In Mountland an integrative approach is applied, combining methods from economics and the political and natural sciences to analyze ecosystem functioning from a holistic human-environment system perspective.
2008 - 2014
Sustainable land-use practices in mountain regions. Integrative analysis of ecosystem dynamics under global change, socio-economic impacts and policy implications.
The ‹ountland project started in 2008 with the goal to establish a research network analyzing the provision of mountain ecosystem goods and services under global change in an integrative framework. The main interdisciplinary results from the first phase of the project were published in three special issues. A Special Feature in Ecology&Society provides a scientific summary and synthesis of the project findings. A Special Issue in the Swiss Forestry Journal (in German) summarizes our findings with respect to forestry and builds an important basis for our dialogue with stakeholders from the forestry sector. The main findings with respect to agriculture were published in a Special Issue of the Agrarforschung (in German and French). In summary, these publications revealed that climate and socio-economic changes are likely to increase the vulnerability of mountain EGS. Our results suggest that i) more integrative approaches, ii) a more network-oriented management and steering of political processes that integrate (local) stakeholders and iii) enhanced capacity building to decrease the identified vulnerability as central elements in the policy process addressing EGS. The first phase of the project provides evidence for a successful implementation of inter- and transdisciplinary research in the context of EGS in mountain areas. As a result, locally adapted land-use practices and alternative policy solutions were developed for both forest and grassland ecosystems.

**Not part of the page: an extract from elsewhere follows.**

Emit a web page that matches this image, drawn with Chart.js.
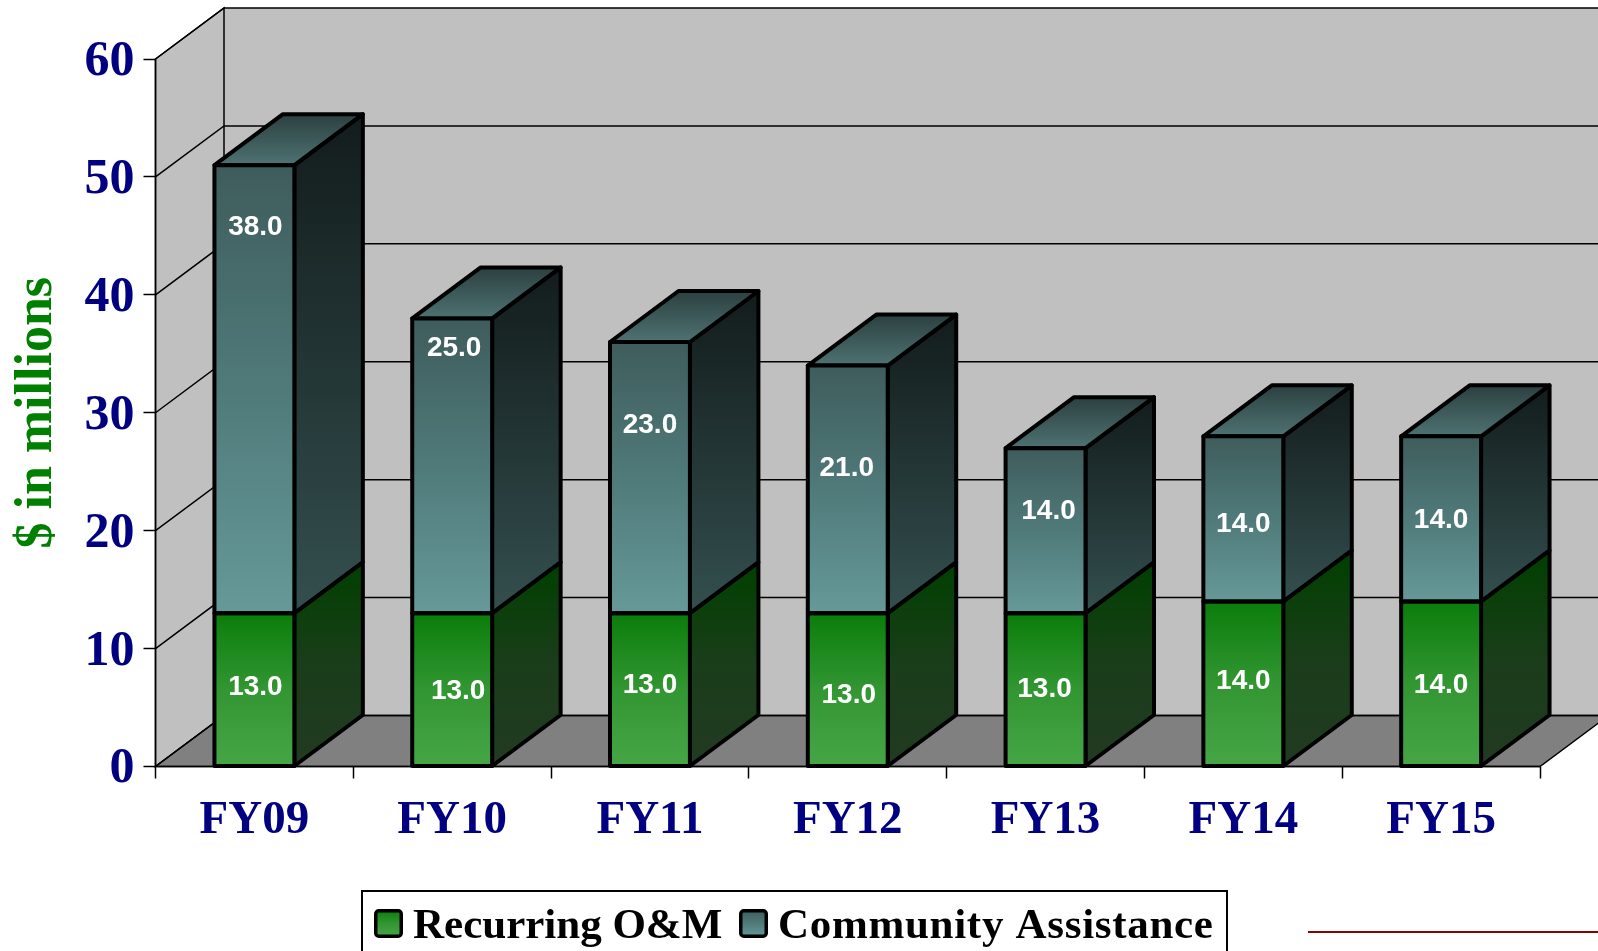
<!DOCTYPE html>
<html>
<head>
<meta charset="utf-8">
<style>
  html, body { margin: 0; padding: 0; background: #fff; overflow: hidden; }
  canvas { display: block; }
</style>
<script src="https://cdn.jsdelivr.net/npm/chart.js@4"></script>
</head>
<body>
<canvas id="myChart" width="1598" height="951"></canvas>
<script>
const fiscalYears = ['FY09', 'FY10', 'FY11', 'FY12', 'FY13', 'FY14', 'FY15']
const recurringOM = [13, 13, 13, 13, 13, 14, 14]
const communityAssistance = [38, 25, 23, 21, 14, 14, 14]

// hand placed value labels in the original, px away from segment centre
const recurringNudgeX = [1, 6, 0, 1, -1, 0, 0]
const recurringNudgeY = [-3, 1, -5, 5, -1, -3, 1]
const communityNudgeX = [1, 2, 0, -1, 3, 0, 0]
const communityNudgeY = [-163, -119, -53, -22, -20, 4, 0]

const depthX = 68.5
const depthY = 51
const edge = 4
const navy = '#000080'
const serif = '"Liberation Serif", serif'

const faces = [
    { front: ['#0a7d0a', '#329632', '#46a646'], side: ['#004000', '#1a3d1a', '#223a22'] },
    { front: ['#3f5c5c', '#507a7a', '#669999'], side: ['#131c1c', '#233535', '#344f4f'], top: ['#2c4040', '#3d5959', '#4e7272'] }
]

function vGrad(ctx, y0, y1, colors) {
    const g = ctx.createLinearGradient(0, y0, 0, y1)
    colors.forEach((c, i) => g.addColorStop(i / (colors.length - 1), c))
    return g
}

function poly(ctx, pts, fill) {
    ctx.beginPath()
    pts.forEach((p, i) => i ? ctx.lineTo(p[0], p[1]) : ctx.moveTo(p[0], p[1]))
    ctx.closePath()
    if (fill) {
        ctx.fillStyle = fill
        ctx.fill()
    }
    ctx.stroke()
}

function frontFill(stackIndex) {
    return (c) => {
        const y = c.chart.scales.y
        const fallback = faces[stackIndex].front[2]
        if (!y || c.dataIndex === undefined) return fallback
        let bottom = 0
        for (let d = 0; d < stackIndex; d++) bottom += c.chart.data.datasets[d].data[c.dataIndex]
        const top = bottom + c.chart.data.datasets[stackIndex].data[c.dataIndex]
        const y0 = y.getPixelForValue(top)
        const y1 = y.getPixelForValue(bottom)
        if (!isFinite(y0) || !isFinite(y1)) return fallback
        return vGrad(c.chart.ctx, y0, y1, faces[stackIndex].front)
    }
}

const chart3d = {
    id: 'chart3d',
    beforeDatasetsDraw(chart) {
        const { ctx, scales: { y }, chartArea: area } = chart
        const w = chart.width
        const floorY = y.getPixelForValue(0)
        const backLeft = area.left + depthX

        ctx.save()
        ctx.strokeStyle = '#000'
        ctx.lineWidth = 1.5

        // walls and floor
        ctx.fillStyle = '#c0c0c0'
        ctx.fillRect(backLeft, area.top - depthY, w - backLeft, floorY - area.top)
        poly(ctx, [[area.left, area.top], [backLeft, area.top - depthY], [backLeft, floorY - depthY], [area.left, floorY]], '#c0c0c0')
        poly(ctx, [[area.left, floorY], [area.right, floorY], [area.right + depthX, floorY - depthY], [backLeft, floorY - depthY]], '#808080')

        // gridlines round the two walls
        y.ticks.forEach(t => {
            const py = y.getPixelForValue(t.value)
            ctx.beginPath()
            ctx.moveTo(area.left, py)
            ctx.lineTo(backLeft, py - depthY)
            ctx.lineTo(w, py - depthY)
            ctx.stroke()
        })

        // side and top faces of the boxes
        ctx.lineWidth = edge
        ctx.lineJoin = 'round'
        chart.data.datasets.forEach((ds, d) => {
            chart.getDatasetMeta(d).data.forEach(bar => {
                const r = bar.x + bar.width / 2
                const l = bar.x - bar.width / 2
                poly(ctx, [[r, bar.base], [r, bar.y], [r + depthX, bar.y - depthY], [r + depthX, bar.base - depthY]],
                    vGrad(ctx, bar.y - depthY, bar.base, faces[d].side))
                if (faces[d].top) {
                    poly(ctx, [[l, bar.y], [r, bar.y], [r + depthX, bar.y - depthY], [l + depthX, bar.y - depthY]],
                        vGrad(ctx, bar.y - depthY, bar.y, faces[d].top))
                }
            })
        })
        ctx.restore()
    },
    afterDatasetsDraw(chart) {
        const { ctx, scales: { y }, chartArea: area } = chart
        const floorY = y.getPixelForValue(0)
        const nudges = [[recurringNudgeX, recurringNudgeY], [communityNudgeX, communityNudgeY]]

        ctx.save()
        ctx.strokeStyle = '#000'
        ctx.lineWidth = 1.5
        ctx.beginPath()
        ctx.moveTo(area.left, area.top)
        ctx.lineTo(area.left, floorY)
        ctx.lineTo(area.right, floorY)
        ctx.stroke()

        // front outlines, centred on the value like the original
        ctx.lineWidth = edge
        ctx.lineJoin = 'round'
        chart.data.datasets.forEach((ds, d) => {
            chart.getDatasetMeta(d).data.forEach(bar => {
                ctx.strokeRect(bar.x - bar.width / 2, bar.y, bar.width, bar.base - bar.y)
            })
        })

        // value labels
        ctx.fillStyle = '#fff'
        ctx.font = 'bold 28px "Liberation Sans", sans-serif'
        ctx.textAlign = 'center'
        ctx.textBaseline = 'middle'
        chart.data.datasets.forEach((ds, d) => {
            chart.getDatasetMeta(d).data.forEach((bar, i) => {
                ctx.fillText(ds.data[i].toFixed(1), bar.x + nudges[d][0][i], (bar.y + bar.base) / 2 + nudges[d][1][i] + 1)
            })
        })
        ctx.restore()
    }
}

const legendBox = {
    id: 'legendBox',
    afterDraw(chart) {
        const { ctx } = chart
        ctx.save()
        ctx.fillStyle = '#fff'
        ctx.strokeStyle = '#000'
        ctx.lineWidth = 2
        ctx.fillRect(362, 891, 865, 70)
        ctx.strokeRect(362, 891, 865, 70)

        const swatchX = [375.75, 740.75]
        const textX = [413, 778]
        const textSpacing = ['0px', '0.7px']
        ctx.font = 'bold 43px ' + serif
        ctx.textAlign = 'left'
        ctx.textBaseline = 'alphabetic'
        chart.data.datasets.forEach((ds, d) => {
            ctx.beginPath()
            ctx.roundRect(swatchX[d], 910.75, 25.5, 25.5, 3)
            ctx.fillStyle = vGrad(ctx, 910, 937, faces[d].front)
            ctx.fill()
            ctx.lineWidth = 3.5
            ctx.stroke()
            ctx.fillStyle = '#000'
            ctx.letterSpacing = textSpacing[d]
            ctx.fillText(ds.label, textX[d], 938)
        })
        ctx.letterSpacing = '0px'

        // stray rule in the corner of the slide
        ctx.strokeStyle = '#8b0000'
        ctx.lineWidth = 2
        ctx.beginPath()
        ctx.moveTo(1308, 932)
        ctx.lineTo(1598, 932)
        ctx.stroke()
        ctx.restore()
    }
}

const chart = new Chart(document.getElementById('myChart'), {
    type: 'bar',
    data: {
        labels: fiscalYears,
        datasets: [
            { label: 'Recurring O&M', data: recurringOM, backgroundColor: frontFill(0) },
            { label: 'Community Assistance', data: communityAssistance, backgroundColor: frontFill(1) }
        ]
    },
    options: {
        responsive: false,
        animation: false,
        events: [],
        layout: { padding: { left: 0, right: 58, top: 59, bottom: 0 } },
        datasets: { bar: { categoryPercentage: 1, barPercentage: 0.404, borderWidth: 0 } },
        plugins: { legend: { display: false }, tooltip: { enabled: false }, title: { display: false } },
        scales: {
            x: {
                stacked: true,
                afterFit(scale) { scale.height = 184.5 },
                border: { display: false },
                grid: { drawOnChartArea: false, tickLength: 12, tickColor: '#000', tickWidth: 1.5 },
                ticks: { color: navy, font: { family: serif, size: 47, weight: 'bold' }, padding: 14, maxRotation: 0 }
            },
            y: {
                stacked: true,
                min: 0,
                max: 60,
                afterFit(scale) { scale.width = 155.5 },
                border: { display: false },
                grid: { drawOnChartArea: false, tickLength: 12, tickColor: '#000', tickWidth: 1.5 },
                ticks: { stepSize: 10, color: navy, font: { family: serif, size: 50, weight: 'bold' }, padding: 9, labelOffset: 3 },
                title: {
                    display: true,
                    text: '$ in millions',
                    color: '#008000',
                    font: { family: serif, size: 52, weight: 'bold' },
                    padding: { top: 6, bottom: 0 }
                }
            }
        }
    },
    plugins: [chart3d, legendBox]
})
</script>
</body>
</html>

Prioritization for adaption to climate and socio-economic changes - Backcasting tolerable future states to match supply and demand for ecosystem services in mountainous areas.
The primary goal of the second (and ongoing) phase of ‹Mountland› is to provide management and policy options that support society including policymakers and ecosystem managers to make choices in order to promote and improve sustainable development. This project will go beyond existing research by using a backcasting approach which combines envisioned future tolerable states with the current system boundaries required to get to this shared future conditions. The research project will lead to a) a better understanding of current land-use transition processes using an interlinked set of models; b) integrate the spatially explicit supply and demand for ecosystem services including cultural services under consideration of transdisciplinary knowledge; and c) a set of strategies reconciling the long-term goals of a sustainable development of mountainous regions with often rather short-term oriented individual and collective actions.